-- WORK TO BE COMPLETED --
Without the images, write out the whole listing exactly.

-- EXTRACTED DATA --

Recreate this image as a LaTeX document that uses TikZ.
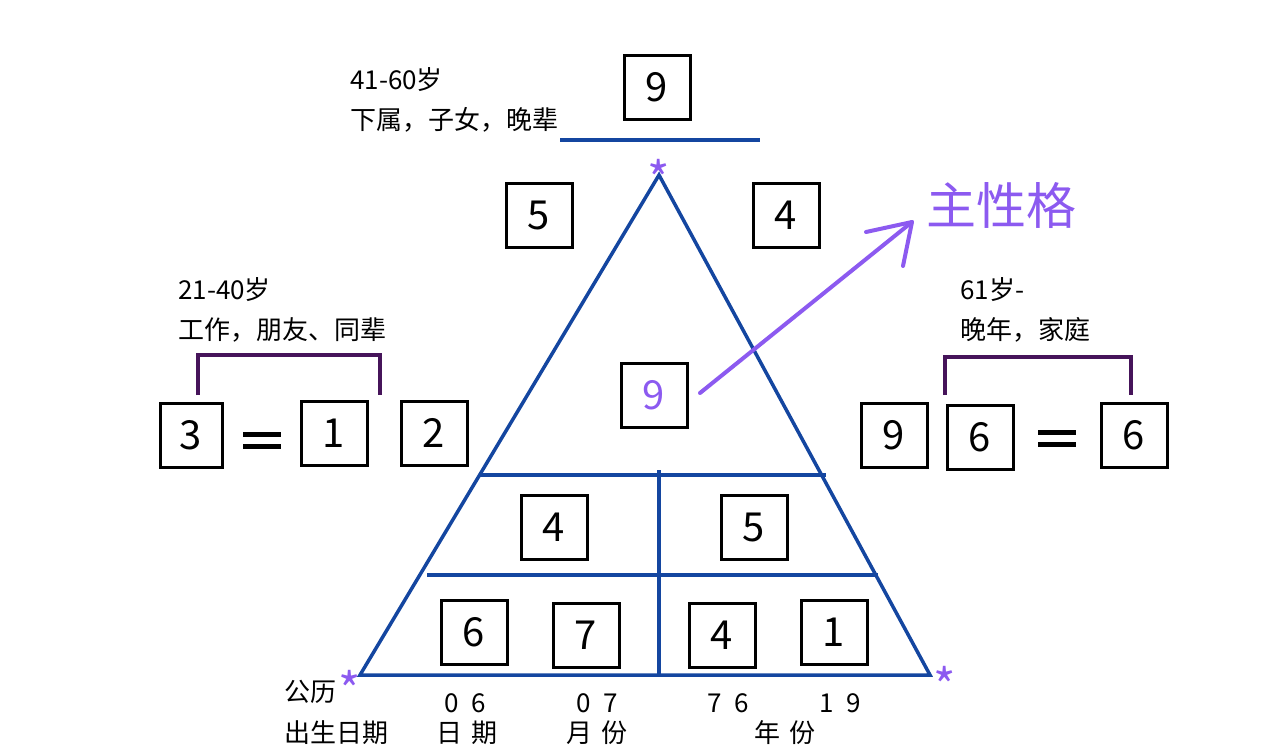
\documentclass[tikz,border=0pt]{standalone}
\usepackage{fontspec}
\setmainfont{Noto Sans CJK SC}
\definecolor{tblue}{RGB}{20,70,160}
\definecolor{pur}{RGB}{140,90,240}
\definecolor{dpur}{RGB}{70,20,90}
\begin{document}
\begin{tikzpicture}[x=1pt,y=-1pt,
 tri/.style={draw=tblue,line width=3.5pt},
 bx/.style={draw=black,line width=3pt,minimum width=66pt,minimum height=64pt,inner sep=0pt,font=\fontsize{40}{40}\selectfont},
 lbl/.style={anchor=west,font=\fontsize{26}{26}\selectfont,inner sep=0pt},
 sm/.style={font=\fontsize{26}{26}\selectfont,inner sep=0pt},
 st/.style={text=pur,font=\fontsize{48}{48}\selectfont,inner sep=0pt},
 eqs/.style={line width=5pt}]
\path[use as bounding box] (0,0) rectangle (1280,750);
\coordinate (A) at (659,175); \coordinate (L) at (360,675); \coordinate (R) at (930,675);
\draw[tri,line join=miter] (A) -- (L) -- (R) -- cycle;
\draw[tri] (480,475) -- (826,475);
\draw[tri] (427,575) -- (878,575);
\draw[tri] (659,470) -- (659,675);
\draw[tri] (560,140) -- (760,140);
\node[bx] (t9) at (657,87) {9};
\node[bx] (a5) at (539,215) {5};
\node[bx] (a4) at (786,215) {4};
\node[bx,text=pur] (c9) at (654,395) {9};
\node[bx,minimum width=62pt] (b3) at (191,435) {3};
\node[bx] (b1) at (334,433) {1};
\node[bx] (b2) at (434,433) {2};
\node[bx] (d9) at (894,435) {9};
\node[bx] (d6) at (980,437) {6};
\node[bx] (e6) at (1134,435) {6};
\node[bx] (m4) at (554,527) {4};
\node[bx] (m5) at (754,527) {5};
\node[bx] (n6) at (474,632) {6};
\node[bx] (n7) at (586,635) {7};
\node[bx] (n4) at (722,635) {4};
\node[bx] (n1) at (834,632) {1};
\coordinate (eq1) at (262,440); \coordinate (eq2) at (1057,438);
\draw[eqs] ([xshift=-19pt,yshift=-6pt]eq1) -- ([xshift=19pt,yshift=-6pt]eq1);
\draw[eqs] ([xshift=-19pt,yshift=6pt]eq1) -- ([xshift=19pt,yshift=6pt]eq1);
\draw[eqs] ([xshift=-19pt,yshift=-6pt]eq2) -- ([xshift=19pt,yshift=-6pt]eq2);
\draw[eqs] ([xshift=-19pt,yshift=6pt]eq2) -- ([xshift=19pt,yshift=6pt]eq2);
\draw[line width=4pt,draw=dpur] (198,395) -- (198,355) -- (380,355) -- (380,395);
\draw[line width=4pt,draw=dpur] (945,395) -- (945,357) -- (1131,357) -- (1131,395);
\coordinate (tip) at (912,222);
\draw[line width=4pt,pur,line cap=round] (700,393) -- (tip);
\draw[line width=4pt,pur,line cap=round,line join=round] (866,232) -- (tip) -- (903,266);
\node[anchor=west,text=pur,font=\fontsize{50}{50}\selectfont,inner sep=0pt] (zx) at (926,205) {主性格};
\node[st] (s1) at (659,178) {*};
\node[st] (s2) at (350,689) {*};
\node[st] (s3) at (945,685) {*};
\node[lbl] at (350,80) {41-60岁};
\node[lbl] at (350,120) {下属，子女，晚辈};
\node[lbl] at (178,290) {21-40岁};
\node[lbl] at (178,330) {工作，朋友、同辈};
\node[lbl] at (960,290) {61岁-};
\node[lbl] at (960,330) {晚年，家庭};
\node[lbl] at (284,692) {公历};
\node[lbl] at (284,733) {出生日期};
\node[sm] at (465,703) {0\,\,\,6};
\node[sm] at (597,703) {0\,\,\,7};
\node[sm] at (728,703) {7\,\,\,6};
\node[sm] at (840,703) {1\,\,\,9};
\node[sm] at (467,733) {日\,\,期};
\node[sm] at (597,733) {月\,\,份};
\node[sm] at (785,733) {年\,\,份};
\end{tikzpicture}
\end{document}
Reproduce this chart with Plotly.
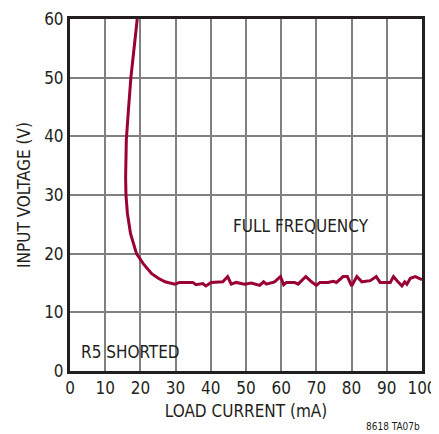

-- SOLUTION FOR THIS TASK --
Recreate this image as a LaTeX document that uses TikZ.
\documentclass[tikz,border=0pt]{standalone}
\usepackage{fontspec}
\setmainfont{Noto Sans CJK SC}
\definecolor{tblue}{RGB}{20,70,160}
\definecolor{pur}{RGB}{140,90,240}
\definecolor{dpur}{RGB}{70,20,90}
\begin{document}
\begin{tikzpicture}[x=1pt,y=-1pt,
 tri/.style={draw=tblue,line width=3.5pt},
 bx/.style={draw=black,line width=3pt,minimum width=66pt,minimum height=64pt,inner sep=0pt,font=\fontsize{40}{40}\selectfont},
 lbl/.style={anchor=west,font=\fontsize{26}{26}\selectfont,inner sep=0pt},
 sm/.style={font=\fontsize{26}{26}\selectfont,inner sep=0pt},
 st/.style={text=pur,font=\fontsize{48}{48}\selectfont,inner sep=0pt},
 eqs/.style={line width=5pt}]
\path[use as bounding box] (0,0) rectangle (1280,750);
\coordinate (A) at (659,175); \coordinate (L) at (360,675); \coordinate (R) at (930,675);
\draw[tri,line join=miter] (A) -- (L) -- (R) -- cycle;
\draw[tri] (480,475) -- (826,475);
\draw[tri] (427,575) -- (878,575);
\draw[tri] (659,470) -- (659,675);
\draw[tri] (560,140) -- (760,140);
\node[bx] (t9) at (657,87) {9};
\node[bx] (a5) at (539,215) {5};
\node[bx] (a4) at (786,215) {4};
\node[bx,text=pur] (c9) at (654,395) {9};
\node[bx,minimum width=62pt] (b3) at (191,435) {3};
\node[bx] (b1) at (334,433) {1};
\node[bx] (b2) at (434,433) {2};
\node[bx] (d9) at (894,435) {9};
\node[bx] (d6) at (980,437) {6};
\node[bx] (e6) at (1134,435) {6};
\node[bx] (m4) at (554,527) {4};
\node[bx] (m5) at (754,527) {5};
\node[bx] (n6) at (474,632) {6};
\node[bx] (n7) at (586,635) {7};
\node[bx] (n4) at (722,635) {4};
\node[bx] (n1) at (834,632) {1};
\coordinate (eq1) at (262,440); \coordinate (eq2) at (1057,438);
\draw[eqs] ([xshift=-19pt,yshift=-6pt]eq1) -- ([xshift=19pt,yshift=-6pt]eq1);
\draw[eqs] ([xshift=-19pt,yshift=6pt]eq1) -- ([xshift=19pt,yshift=6pt]eq1);
\draw[eqs] ([xshift=-19pt,yshift=-6pt]eq2) -- ([xshift=19pt,yshift=-6pt]eq2);
\draw[eqs] ([xshift=-19pt,yshift=6pt]eq2) -- ([xshift=19pt,yshift=6pt]eq2);
\draw[line width=4pt,draw=dpur] (198,395) -- (198,355) -- (380,355) -- (380,395);
\draw[line width=4pt,draw=dpur] (945,395) -- (945,357) -- (1131,357) -- (1131,395);
\coordinate (tip) at (912,222);
\draw[line width=4pt,pur,line cap=round] (700,393) -- (tip);
\draw[line width=4pt,pur,line cap=round,line join=round] (866,232) -- (tip) -- (903,266);
\node[anchor=west,text=pur,font=\fontsize{50}{50}\selectfont,inner sep=0pt] (zx) at (926,205) {主性格};
\node[st] (s1) at (659,178) {*};
\node[st] (s2) at (350,689) {*};
\node[st] (s3) at (945,685) {*};
\node[lbl] at (350,80) {41-60岁};
\node[lbl] at (350,120) {下属，子女，晚辈};
\node[lbl] at (178,290) {21-40岁};
\node[lbl] at (178,330) {工作，朋友、同辈};
\node[lbl] at (960,290) {61岁-};
\node[lbl] at (960,330) {晚年，家庭};
\node[lbl] at (284,692) {公历};
\node[lbl] at (284,733) {出生日期};
\node[sm] at (465,703) {0\,\,\,6};
\node[sm] at (597,703) {0\,\,\,7};
\node[sm] at (728,703) {7\,\,\,6};
\node[sm] at (840,703) {1\,\,\,9};
\node[sm] at (467,733) {日\,\,期};
\node[sm] at (597,733) {月\,\,份};
\node[sm] at (785,733) {年\,\,份};
\end{tikzpicture}
\end{document}
Reproduce this chart with Plotly.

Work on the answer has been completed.